- WHAT IS BEING ASKED: Leave out every picture, then output exactly the lines between the ones holding "Write a web" and "const starBig = starCanvas(13);", inclusive, and nothing beyond them.

[Plotting code records]
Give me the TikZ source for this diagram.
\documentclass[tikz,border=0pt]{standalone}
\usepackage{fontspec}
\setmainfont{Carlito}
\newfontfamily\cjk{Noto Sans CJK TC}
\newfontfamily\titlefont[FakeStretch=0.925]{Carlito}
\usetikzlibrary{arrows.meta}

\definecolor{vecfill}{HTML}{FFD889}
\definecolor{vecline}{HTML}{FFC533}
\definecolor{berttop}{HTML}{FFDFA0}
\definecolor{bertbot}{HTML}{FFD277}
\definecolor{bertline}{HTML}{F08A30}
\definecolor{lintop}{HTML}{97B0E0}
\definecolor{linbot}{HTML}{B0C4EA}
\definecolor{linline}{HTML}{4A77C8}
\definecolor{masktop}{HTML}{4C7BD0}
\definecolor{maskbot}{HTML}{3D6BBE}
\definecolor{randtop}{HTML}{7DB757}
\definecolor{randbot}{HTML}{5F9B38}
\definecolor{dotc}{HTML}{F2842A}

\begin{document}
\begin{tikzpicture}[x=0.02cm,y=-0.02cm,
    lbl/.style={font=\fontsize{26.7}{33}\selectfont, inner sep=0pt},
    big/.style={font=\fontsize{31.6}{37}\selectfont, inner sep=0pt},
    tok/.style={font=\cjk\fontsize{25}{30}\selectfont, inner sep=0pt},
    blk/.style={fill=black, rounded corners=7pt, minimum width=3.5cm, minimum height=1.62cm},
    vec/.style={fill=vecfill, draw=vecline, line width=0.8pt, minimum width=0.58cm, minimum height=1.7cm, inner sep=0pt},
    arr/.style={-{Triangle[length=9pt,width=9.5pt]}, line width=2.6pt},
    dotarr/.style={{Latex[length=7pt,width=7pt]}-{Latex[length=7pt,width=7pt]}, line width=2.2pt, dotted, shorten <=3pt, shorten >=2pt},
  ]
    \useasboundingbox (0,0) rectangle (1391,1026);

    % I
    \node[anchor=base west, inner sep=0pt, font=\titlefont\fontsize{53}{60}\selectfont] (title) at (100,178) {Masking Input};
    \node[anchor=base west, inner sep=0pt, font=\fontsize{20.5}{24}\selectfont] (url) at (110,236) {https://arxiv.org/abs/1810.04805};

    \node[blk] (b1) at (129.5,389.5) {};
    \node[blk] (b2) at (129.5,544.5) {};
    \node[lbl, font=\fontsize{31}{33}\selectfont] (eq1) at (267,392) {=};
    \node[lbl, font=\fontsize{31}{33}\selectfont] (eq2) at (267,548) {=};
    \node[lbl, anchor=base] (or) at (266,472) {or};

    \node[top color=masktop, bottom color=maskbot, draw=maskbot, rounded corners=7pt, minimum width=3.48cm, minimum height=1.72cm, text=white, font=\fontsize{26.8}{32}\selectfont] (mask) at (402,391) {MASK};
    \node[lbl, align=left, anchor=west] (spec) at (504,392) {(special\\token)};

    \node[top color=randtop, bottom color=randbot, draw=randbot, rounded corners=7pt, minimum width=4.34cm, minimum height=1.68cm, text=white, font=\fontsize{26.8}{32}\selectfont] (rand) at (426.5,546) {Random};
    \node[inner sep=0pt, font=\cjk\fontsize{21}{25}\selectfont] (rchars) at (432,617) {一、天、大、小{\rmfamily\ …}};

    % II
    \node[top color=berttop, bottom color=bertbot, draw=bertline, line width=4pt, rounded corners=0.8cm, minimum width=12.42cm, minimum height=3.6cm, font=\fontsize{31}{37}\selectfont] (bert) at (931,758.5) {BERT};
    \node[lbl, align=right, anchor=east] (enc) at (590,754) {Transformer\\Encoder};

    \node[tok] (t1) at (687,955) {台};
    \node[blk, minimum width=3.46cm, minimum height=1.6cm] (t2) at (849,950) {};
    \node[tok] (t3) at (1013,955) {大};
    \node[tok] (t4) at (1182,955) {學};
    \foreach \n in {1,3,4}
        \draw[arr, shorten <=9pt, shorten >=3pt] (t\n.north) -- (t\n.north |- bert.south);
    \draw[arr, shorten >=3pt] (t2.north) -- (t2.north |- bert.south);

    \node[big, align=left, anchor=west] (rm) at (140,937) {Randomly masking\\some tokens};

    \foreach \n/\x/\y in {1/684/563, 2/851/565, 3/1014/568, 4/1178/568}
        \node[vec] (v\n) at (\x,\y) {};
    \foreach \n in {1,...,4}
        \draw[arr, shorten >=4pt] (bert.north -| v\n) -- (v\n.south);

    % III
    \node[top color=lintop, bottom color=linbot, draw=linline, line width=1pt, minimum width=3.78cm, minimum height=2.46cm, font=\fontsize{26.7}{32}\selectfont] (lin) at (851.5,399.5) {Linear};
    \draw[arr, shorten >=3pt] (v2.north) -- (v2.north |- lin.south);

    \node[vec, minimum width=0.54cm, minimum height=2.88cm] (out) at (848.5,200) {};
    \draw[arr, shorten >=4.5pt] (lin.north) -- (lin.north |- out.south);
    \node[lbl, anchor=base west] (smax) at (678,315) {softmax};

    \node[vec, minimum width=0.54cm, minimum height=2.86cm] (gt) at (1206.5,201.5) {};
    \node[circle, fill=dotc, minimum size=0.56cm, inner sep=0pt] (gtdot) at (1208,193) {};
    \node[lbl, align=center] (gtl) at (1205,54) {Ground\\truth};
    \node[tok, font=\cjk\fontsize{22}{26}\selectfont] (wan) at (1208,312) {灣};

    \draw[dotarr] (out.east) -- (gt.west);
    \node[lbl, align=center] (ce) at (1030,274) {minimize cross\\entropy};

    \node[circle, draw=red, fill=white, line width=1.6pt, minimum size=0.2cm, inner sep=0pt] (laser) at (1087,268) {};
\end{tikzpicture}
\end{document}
* * *
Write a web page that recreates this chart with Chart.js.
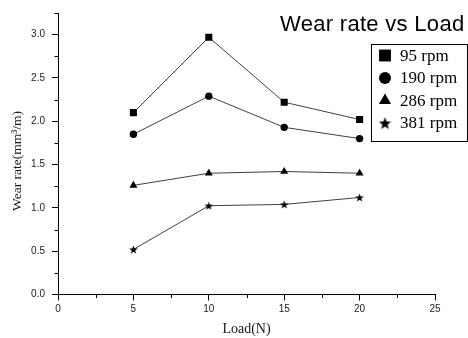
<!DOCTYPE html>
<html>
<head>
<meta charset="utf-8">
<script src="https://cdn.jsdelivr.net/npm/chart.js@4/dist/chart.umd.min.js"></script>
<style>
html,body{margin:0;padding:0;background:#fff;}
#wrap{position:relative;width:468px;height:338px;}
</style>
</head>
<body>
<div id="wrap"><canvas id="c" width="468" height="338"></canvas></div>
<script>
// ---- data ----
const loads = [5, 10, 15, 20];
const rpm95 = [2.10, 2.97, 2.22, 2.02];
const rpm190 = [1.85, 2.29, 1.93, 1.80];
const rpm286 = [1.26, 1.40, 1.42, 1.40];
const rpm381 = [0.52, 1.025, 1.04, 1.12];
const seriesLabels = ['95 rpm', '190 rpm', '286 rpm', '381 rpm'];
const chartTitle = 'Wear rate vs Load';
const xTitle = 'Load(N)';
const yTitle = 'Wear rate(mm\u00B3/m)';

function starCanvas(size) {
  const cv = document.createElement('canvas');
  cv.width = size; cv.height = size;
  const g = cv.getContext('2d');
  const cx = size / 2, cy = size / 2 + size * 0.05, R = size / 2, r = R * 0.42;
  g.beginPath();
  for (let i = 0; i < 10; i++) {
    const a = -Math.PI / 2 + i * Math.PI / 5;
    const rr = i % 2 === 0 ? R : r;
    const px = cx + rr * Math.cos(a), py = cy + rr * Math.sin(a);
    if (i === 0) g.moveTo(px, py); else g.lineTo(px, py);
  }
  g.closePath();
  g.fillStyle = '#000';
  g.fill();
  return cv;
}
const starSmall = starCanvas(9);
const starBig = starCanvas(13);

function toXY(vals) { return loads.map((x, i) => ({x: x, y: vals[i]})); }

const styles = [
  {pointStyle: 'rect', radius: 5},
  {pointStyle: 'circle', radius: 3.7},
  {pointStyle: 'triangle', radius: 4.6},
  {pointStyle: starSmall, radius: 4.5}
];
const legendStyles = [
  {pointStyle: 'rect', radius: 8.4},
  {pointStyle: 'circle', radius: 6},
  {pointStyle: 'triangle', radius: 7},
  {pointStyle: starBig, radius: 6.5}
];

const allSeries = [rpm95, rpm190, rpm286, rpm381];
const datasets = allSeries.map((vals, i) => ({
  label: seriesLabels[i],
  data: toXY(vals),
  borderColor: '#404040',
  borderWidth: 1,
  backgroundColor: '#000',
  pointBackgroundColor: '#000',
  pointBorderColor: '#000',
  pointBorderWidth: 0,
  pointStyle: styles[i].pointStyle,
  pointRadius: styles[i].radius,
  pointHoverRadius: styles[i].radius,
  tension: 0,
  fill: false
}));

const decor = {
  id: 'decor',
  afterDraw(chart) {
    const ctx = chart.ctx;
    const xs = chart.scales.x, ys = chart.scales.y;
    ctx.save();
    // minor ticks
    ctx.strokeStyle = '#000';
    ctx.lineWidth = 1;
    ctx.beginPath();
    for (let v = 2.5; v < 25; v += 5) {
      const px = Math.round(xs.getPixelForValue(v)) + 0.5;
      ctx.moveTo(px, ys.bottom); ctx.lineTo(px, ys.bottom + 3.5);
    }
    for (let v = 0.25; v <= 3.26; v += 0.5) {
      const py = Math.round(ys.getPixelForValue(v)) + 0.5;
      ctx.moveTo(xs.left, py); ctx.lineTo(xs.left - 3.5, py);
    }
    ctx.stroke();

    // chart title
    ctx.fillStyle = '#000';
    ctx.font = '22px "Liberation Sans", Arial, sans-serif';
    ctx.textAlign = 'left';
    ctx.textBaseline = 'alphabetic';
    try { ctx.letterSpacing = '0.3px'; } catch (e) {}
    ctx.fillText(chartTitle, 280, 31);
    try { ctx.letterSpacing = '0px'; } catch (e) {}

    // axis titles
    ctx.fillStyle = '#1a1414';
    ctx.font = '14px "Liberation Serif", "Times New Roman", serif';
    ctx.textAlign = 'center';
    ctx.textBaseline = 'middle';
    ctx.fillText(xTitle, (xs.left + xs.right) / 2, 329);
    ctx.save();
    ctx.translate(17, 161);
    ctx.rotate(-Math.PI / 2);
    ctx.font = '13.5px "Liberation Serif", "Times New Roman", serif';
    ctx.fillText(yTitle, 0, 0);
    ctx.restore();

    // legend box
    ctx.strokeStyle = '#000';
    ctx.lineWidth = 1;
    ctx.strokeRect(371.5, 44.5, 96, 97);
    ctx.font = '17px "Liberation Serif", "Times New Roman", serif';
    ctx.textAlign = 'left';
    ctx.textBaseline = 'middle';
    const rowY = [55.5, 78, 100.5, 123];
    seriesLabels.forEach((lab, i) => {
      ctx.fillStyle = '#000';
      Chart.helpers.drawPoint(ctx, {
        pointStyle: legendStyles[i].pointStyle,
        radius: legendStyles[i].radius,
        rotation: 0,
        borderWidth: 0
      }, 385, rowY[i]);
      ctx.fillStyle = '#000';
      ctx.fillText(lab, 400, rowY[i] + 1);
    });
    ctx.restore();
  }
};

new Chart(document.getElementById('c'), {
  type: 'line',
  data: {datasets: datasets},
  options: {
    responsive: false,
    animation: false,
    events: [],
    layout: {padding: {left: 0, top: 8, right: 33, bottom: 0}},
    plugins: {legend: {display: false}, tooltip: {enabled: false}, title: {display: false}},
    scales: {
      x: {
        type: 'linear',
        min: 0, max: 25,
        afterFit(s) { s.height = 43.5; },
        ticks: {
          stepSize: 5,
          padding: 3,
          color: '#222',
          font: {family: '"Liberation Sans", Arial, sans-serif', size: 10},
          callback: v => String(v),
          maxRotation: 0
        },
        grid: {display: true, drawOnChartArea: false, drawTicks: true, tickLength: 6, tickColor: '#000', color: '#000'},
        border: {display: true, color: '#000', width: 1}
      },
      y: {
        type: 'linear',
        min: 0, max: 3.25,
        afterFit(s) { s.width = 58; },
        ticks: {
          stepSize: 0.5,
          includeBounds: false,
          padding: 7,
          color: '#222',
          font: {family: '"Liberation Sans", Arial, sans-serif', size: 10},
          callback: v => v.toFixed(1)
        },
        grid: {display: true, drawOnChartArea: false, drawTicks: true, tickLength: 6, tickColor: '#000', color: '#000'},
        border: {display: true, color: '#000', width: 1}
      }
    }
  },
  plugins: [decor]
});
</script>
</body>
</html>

- CORRECT RESULT:
Write a web page that recreates this chart with Chart.js.
<!DOCTYPE html>
<html>
<head>
<meta charset="utf-8">
<script src="https://cdn.jsdelivr.net/npm/chart.js@4/dist/chart.umd.min.js"></script>
<style>
html,body{margin:0;padding:0;background:#fff;}
#wrap{position:relative;width:468px;height:338px;}
</style>
</head>
<body>
<div id="wrap"><canvas id="c" width="468" height="338"></canvas></div>
<script>
// ---- data ----
const loads = [5, 10, 15, 20];
const rpm95 = [2.10, 2.97, 2.22, 2.02];
const rpm190 = [1.85, 2.29, 1.93, 1.80];
const rpm286 = [1.26, 1.40, 1.42, 1.40];
const rpm381 = [0.52, 1.025, 1.04, 1.12];
const seriesLabels = ['95 rpm', '190 rpm', '286 rpm', '381 rpm'];
const chartTitle = 'Wear rate vs Load';
const xTitle = 'Load(N)';
const yTitle = 'Wear rate(mm\u00B3/m)';

function starCanvas(size) {
  const cv = document.createElement('canvas');
  cv.width = size; cv.height = size;
  const g = cv.getContext('2d');
  const cx = size / 2, cy = size / 2 + size * 0.05, R = size / 2, r = R * 0.42;
  g.beginPath();
  for (let i = 0; i < 10; i++) {
    const a = -Math.PI / 2 + i * Math.PI / 5;
    const rr = i % 2 === 0 ? R : r;
    const px = cx + rr * Math.cos(a), py = cy + rr * Math.sin(a);
    if (i === 0) g.moveTo(px, py); else g.lineTo(px, py);
  }
  g.closePath();
  g.fillStyle = '#000';
  g.fill();
  return cv;
}
const starSmall = starCanvas(9);
const starBig = starCanvas(13);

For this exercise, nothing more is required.